Human rights advocates have long hoped to see portions of the 6,000-page report, in the works since 2009, declassified in order to shed light on waterboarding and other abuses of the CIA's interrogation program. Sen. John McCain (R-Ariz.) wrote in a letter last month that the report "confirms … that the cruel, inhuman, and degrading treatment of prisoners is not only wrong in principle and a stain on our country’s conscience, but also an ineffective and unreliable means of gathering intelligence."
But while the Senate Intelligence Committee approved the report on a 9-6, mostly party-line vote last month, it still has not seen the light of day. The White House and intelligence agencies are still combing through it to make comments to the Senate panel.
Brennan's tenure as deputy executive director at the CIA in the mid-2000s may play a role in the debate over the report's release. According to a report Monday in The Washington Post, the White House combed through the report to see whether it contained any damaging revelations about Brennan's time at the agency. It apparently shows that he was made aware of the interrogation program's classified aspects, but did not play a "significant role" in the program. Human rights advocates would like to read the report for themselves, before Brennan is confirmed.
“The Senate should not move forward with his nomination until all senators can assess the role of the CIA -- and any role by Brennan himself -- in torture, abuse, secret prisons, and extraordinary rendition during his past tenure at the CIA," Laura Murphy, director of the ACLU's Washington Legislative Office said in a release on Monday. “To the extent these questions can be answered by the Intelligence Committee’s still-undisclosed report on the CIA’s role in torture, the Senate should use the report to determine what role Brennan had."
Years after he had left the CIA, Brennan publicly defended at least some elements of the program. "A lot of information that has come out from these interrogation procedures that the agency has in fact used against the real hard-core terrorists," he said in November 2007. "It has saved lives. And let’s not forget, these are hardened terrorists who have been responsible for 9/11."
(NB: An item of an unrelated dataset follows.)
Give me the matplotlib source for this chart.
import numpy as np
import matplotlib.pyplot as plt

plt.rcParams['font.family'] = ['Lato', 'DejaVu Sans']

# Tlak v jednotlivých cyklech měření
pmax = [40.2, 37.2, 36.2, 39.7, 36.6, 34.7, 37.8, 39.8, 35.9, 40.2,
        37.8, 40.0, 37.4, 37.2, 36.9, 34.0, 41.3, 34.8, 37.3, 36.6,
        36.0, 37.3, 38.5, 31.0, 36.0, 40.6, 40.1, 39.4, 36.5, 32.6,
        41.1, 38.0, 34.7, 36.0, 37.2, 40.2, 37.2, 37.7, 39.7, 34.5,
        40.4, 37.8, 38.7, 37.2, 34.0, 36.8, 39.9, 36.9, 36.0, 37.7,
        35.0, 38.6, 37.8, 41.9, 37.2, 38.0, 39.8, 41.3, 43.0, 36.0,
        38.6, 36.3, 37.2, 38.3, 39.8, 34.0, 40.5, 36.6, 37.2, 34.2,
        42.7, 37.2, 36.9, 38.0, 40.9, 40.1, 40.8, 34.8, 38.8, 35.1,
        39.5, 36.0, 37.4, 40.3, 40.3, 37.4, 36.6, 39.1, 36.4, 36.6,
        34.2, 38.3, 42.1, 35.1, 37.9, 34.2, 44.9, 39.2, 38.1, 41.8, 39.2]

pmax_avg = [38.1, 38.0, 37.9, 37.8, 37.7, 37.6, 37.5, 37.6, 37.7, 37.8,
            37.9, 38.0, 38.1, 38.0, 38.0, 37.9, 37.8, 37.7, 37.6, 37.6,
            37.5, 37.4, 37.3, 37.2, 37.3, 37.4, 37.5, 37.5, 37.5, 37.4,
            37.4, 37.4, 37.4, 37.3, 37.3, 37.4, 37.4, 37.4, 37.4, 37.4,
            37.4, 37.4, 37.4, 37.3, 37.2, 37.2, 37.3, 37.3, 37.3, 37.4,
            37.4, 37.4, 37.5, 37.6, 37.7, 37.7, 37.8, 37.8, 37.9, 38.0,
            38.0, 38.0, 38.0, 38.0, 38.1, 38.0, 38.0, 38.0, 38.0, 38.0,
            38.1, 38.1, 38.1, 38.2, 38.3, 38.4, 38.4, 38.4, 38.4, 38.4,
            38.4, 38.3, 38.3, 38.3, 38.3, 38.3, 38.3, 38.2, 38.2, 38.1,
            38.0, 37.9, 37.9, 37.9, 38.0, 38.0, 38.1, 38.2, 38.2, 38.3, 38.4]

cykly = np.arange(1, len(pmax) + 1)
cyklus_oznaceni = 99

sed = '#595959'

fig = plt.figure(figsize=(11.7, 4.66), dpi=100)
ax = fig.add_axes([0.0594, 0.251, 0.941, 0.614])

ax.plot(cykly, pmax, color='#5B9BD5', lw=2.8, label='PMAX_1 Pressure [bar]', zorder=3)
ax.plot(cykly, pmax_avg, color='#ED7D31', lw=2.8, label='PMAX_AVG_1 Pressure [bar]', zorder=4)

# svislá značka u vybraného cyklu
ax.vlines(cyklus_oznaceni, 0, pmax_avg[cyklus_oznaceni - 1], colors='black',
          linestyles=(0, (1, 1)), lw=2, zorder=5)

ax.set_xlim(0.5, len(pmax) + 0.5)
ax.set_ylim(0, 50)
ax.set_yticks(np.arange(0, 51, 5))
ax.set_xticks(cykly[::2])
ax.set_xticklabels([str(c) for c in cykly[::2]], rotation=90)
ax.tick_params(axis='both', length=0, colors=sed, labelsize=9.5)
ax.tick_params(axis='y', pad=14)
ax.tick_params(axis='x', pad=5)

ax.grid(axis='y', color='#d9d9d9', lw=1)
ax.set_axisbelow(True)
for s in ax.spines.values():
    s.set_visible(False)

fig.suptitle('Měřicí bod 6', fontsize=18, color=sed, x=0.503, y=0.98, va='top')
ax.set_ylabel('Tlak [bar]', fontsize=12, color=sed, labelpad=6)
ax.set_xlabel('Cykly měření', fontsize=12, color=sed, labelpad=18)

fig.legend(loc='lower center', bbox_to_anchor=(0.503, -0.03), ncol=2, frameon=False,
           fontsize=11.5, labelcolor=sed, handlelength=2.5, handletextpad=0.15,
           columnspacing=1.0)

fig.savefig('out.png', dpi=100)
But Brennan also spoke out against waterboarding at least as early as October 2006, telling the New York Daily News that it "goes beyond the bounds of what a civilized society should employ."
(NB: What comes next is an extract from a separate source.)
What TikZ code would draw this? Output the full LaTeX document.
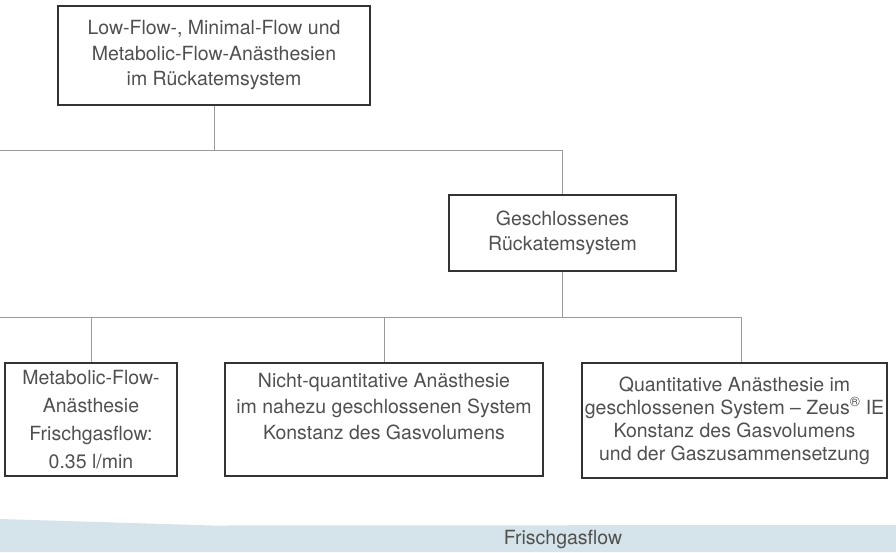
\documentclass[tikz,border=0pt]{standalone}
\usepackage{fontspec}
\setmainfont{TeX Gyre Heros}
\usetikzlibrary{positioning}
\definecolor{boxline}{HTML}{333333}
\definecolor{txtgray}{HTML}{505050}
\definecolor{linkgray}{HTML}{9A9A9A}
\definecolor{bandblue}{HTML}{D5E3EA}

\begin{document}
\begin{tikzpicture}[
    x=1pt, y=-1pt,
    box/.style={draw=boxline, line width=1.1pt, inner sep=0pt, align=center, text=txtgray, font=\fontsize{19.5}{25.5}\selectfont},
    link/.style={draw=linkgray, line width=1pt},
  ]
  \useasboundingbox (0,0) rectangle (896,552);

  % Frischgasflow band
  \fill[bandblue] (0,519) -- (213,525.5) -- (896,525) -- (896,552) -- (0,552) -- cycle;
  \node[text=txtgray, font=\fontsize{19.5}{25}\selectfont] (fgf) at (563,539) {Frischgasflow};

  % Boxes
  \node[box, minimum width=312pt, minimum height=99pt] (top) at (214,55.5) {Low-Flow-, Minimal-Flow und\\Metabolic-Flow-Anästhesien\\im Rückatemsystem};
  \node[box, minimum width=227pt, minimum height=76pt] (geschl) at (562.5,233) {Geschlossenes\\Rückatemsystem};
  \node[box, minimum width=172pt, minimum height=113pt, font=\fontsize{19.5}{28}\selectfont] (metab) at (91,419.5) {Metabolic-Flow-\\Anästhesie\\Frischgasflow:\\0.35 l/min};
  \node[box, minimum width=318pt, minimum height=113pt, font=\fontsize{19.5}{26}\selectfont] (nquant) at (384,419.5) {Nicht-quantitative Anästhesie\\im nahezu geschlossenen System\\Konstanz des Gasvolumens\\[-8pt]\strut};
  \node[box, minimum width=305pt, minimum height=115pt, font=\fontsize{19.5}{23}\selectfont] (quant) at (734.5,420.5) {Quantitative Anästhesie im\\geschlossenen System – Zeus\textsuperscript{®} IE\\Konstanz des Gasvolumens\\und der Gaszusammensetzung};

  % Connectors
  \coordinate (busA) at (0,150);
  \coordinate (busB) at (0,317);
  \coordinate (dropQ) at (741,317);

  \draw[link] (top.south) -- (top.south |- busA);
  \draw[link] (busA) -- (busA -| geschl.north) -- (geschl.north);
  \draw[link] (geschl.south) -- (geschl.south |- busB);
  \draw[link] (busB) -- (dropQ) -- (dropQ |- quant.north);
  \draw[link] (metab.north |- busB) -- (metab.north);
  \draw[link] (nquant.north |- busB) -- (nquant.north);
\end{tikzpicture}
\end{document}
The push for the report's release is bigger than Brennan. Advocates hope it will provide some accountability for the interrogation program's members, who Obama has said he will not prosecute for their crimes. But the CIA has steadfastly opposed not just prosecutions but also the release of more information on the torture program -- including, according to some, the Senate Intelligence report.
"There have been reports that the CIA was vigorously opposing release of that study," said Dixon Osburn, director of the Law and Security Program at Human Rights First. "Leadership from the White House and CIA leaders would be critically important in making sure that report is made public."
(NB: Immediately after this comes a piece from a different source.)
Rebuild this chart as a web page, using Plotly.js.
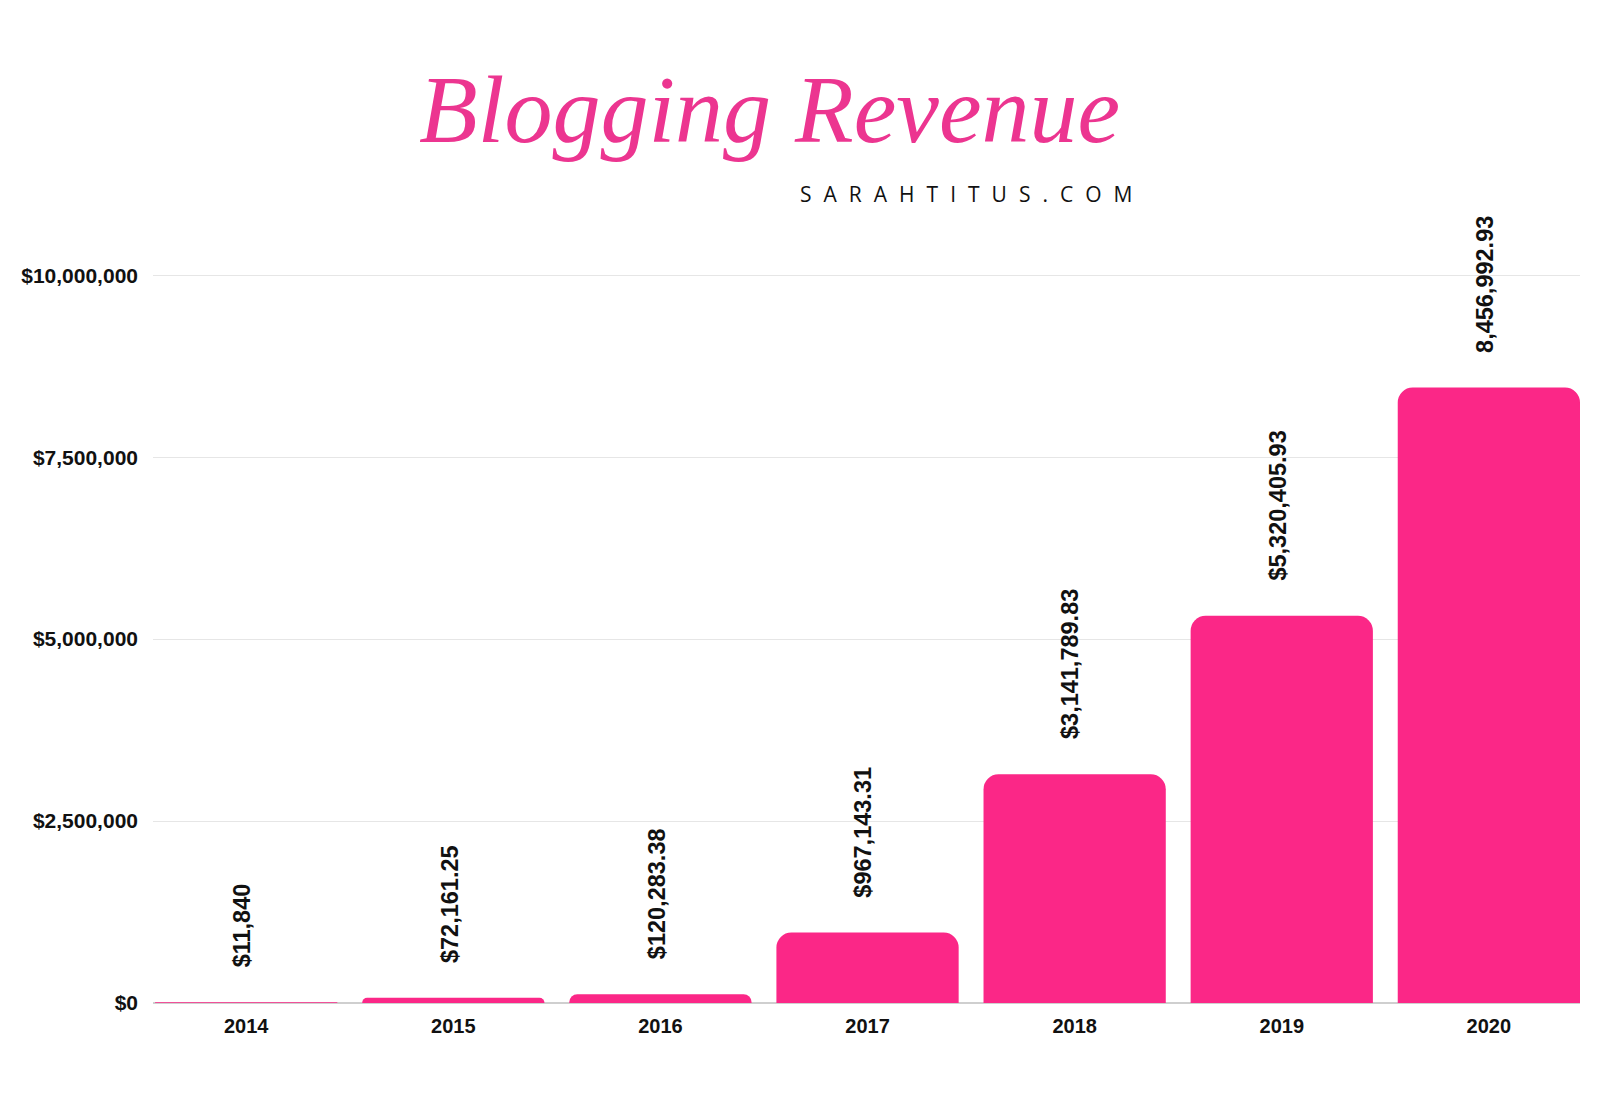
<!DOCTYPE html>
<html>
<head>
<meta charset="utf-8">
<script src="https://cdn.plot.ly/plotly-3.0.1.min.js"></script>
<style>html,body{margin:0;padding:0;background:#fff;}#chart{width:1600px;height:1109px;}</style>
</head>
<body>
<div id="chart"></div>
<script>
const years = ['2014', '2015', '2016', '2017', '2018', '2019', '2020'];
const revenue = [11840, 72161.25, 120283.38, 967143.31, 3141789.83, 5320405.93, 8456992.93];
const valueLabels = ['$11,840', '$72,161.25', '$120,283.38', '$967,143.31', '$3,141,789.83', '$5,320,405.93', '8,456,992.93'];
const yTickValues = [0, 2500000, 5000000, 7500000, 10000000];
const yTickLabels = ['$0', '$2,500,000', '$5,000,000', '$7,500,000', '$10,000,000'];
const titleText = 'Blogging Revenue';
const subtitleText = 'SARAHTITUS.COM';

const pink = '#fb2787';
const labelFont = {family: 'Liberation Sans, Arial, sans-serif', size: 23.5, color: '#111'};

// category axis: annotations use the category index
const annotations = years.map((yr, i) => ({
  x: i, y: revenue[i], xref: 'x', yref: 'y',
  text: '<b>' + valueLabels[i] + '</b>',
  textangle: -90, showarrow: false,
  xanchor: 'center', yanchor: 'bottom', yshift: 33, xshift: -4,
  font: labelFont
}));
annotations.push({
  xref: 'paper', yref: 'paper', x: 0.57, y: 1.1,
  xanchor: 'center', yanchor: 'middle', showarrow: false,
  text: subtitleText.split('').join('\u2007'),
  font: {family: 'Open Sans, sans-serif', size: 21, color: '#111'}
});

const trace = {
  type: 'bar', x: years, y: revenue,
  width: 0.88,
  marker: {color: pink, cornerradius: 15},
  hoverinfo: 'none'
};

const layout = {
  width: 1600, height: 1109,
  paper_bgcolor: '#ffffff', plot_bgcolor: '#ffffff',
  margin: {l: 153, r: 20, t: 268, b: 106},
  showlegend: false,
  title: {
    text: titleText,
    xref: 'container', yref: 'container', x: 0.481, y: 0.902,
    xanchor: 'center', yanchor: 'middle',
    font: {family: 'Liberation Serif, serif', size: 96, color: '#ec3590', style: 'italic'}
  },
  xaxis: {
    type: 'category', range: [-0.45, 6.44],
    showgrid: false, zeroline: false, showline: false, ticks: '',
    tickfont: {family: 'Liberation Sans, Arial, sans-serif', size: 20, color: '#111', weight: 'bold'},
    ticklabelstandoff: 9
  },
  yaxis: {
    range: [0, 10100000], tickvals: yTickValues, ticktext: yTickLabels,
    showgrid: true, gridcolor: '#e6e6e6', gridwidth: 1,
    zeroline: true, zerolinecolor: '#cfcfcf', zerolinewidth: 1.5,
    showline: false, ticks: '',
    tickfont: {family: 'Liberation Sans, Arial, sans-serif', size: 21, color: '#111', weight: 'bold'},
    ticklabelstandoff: 14
  },
  annotations: annotations
};

Plotly.newPlot('chart', [trace], layout, {displayModeBar: false, staticPlot: true});
</script>
</body>
</html>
Comments on the report from the executive branch, including the CIA, are due February 15. The Senate Intelligence Committee would then need to decide whether to incorporate them into the report and whether to make any of the report or at least a summary public.
The ACLU, Human Rights First and Human Rights Watch will all be pushing during Brennan's nomination process to speed up the report's release. They say his statements on the matter will show whether the 25-year agency veteran is too in thrall to its bureaucracy to make reforms, or ready to push it in a new direction.
"If Brennan is supportive of that process," Osburn said, "that would be very helpful in ensuring that we don't repeat those mistakes."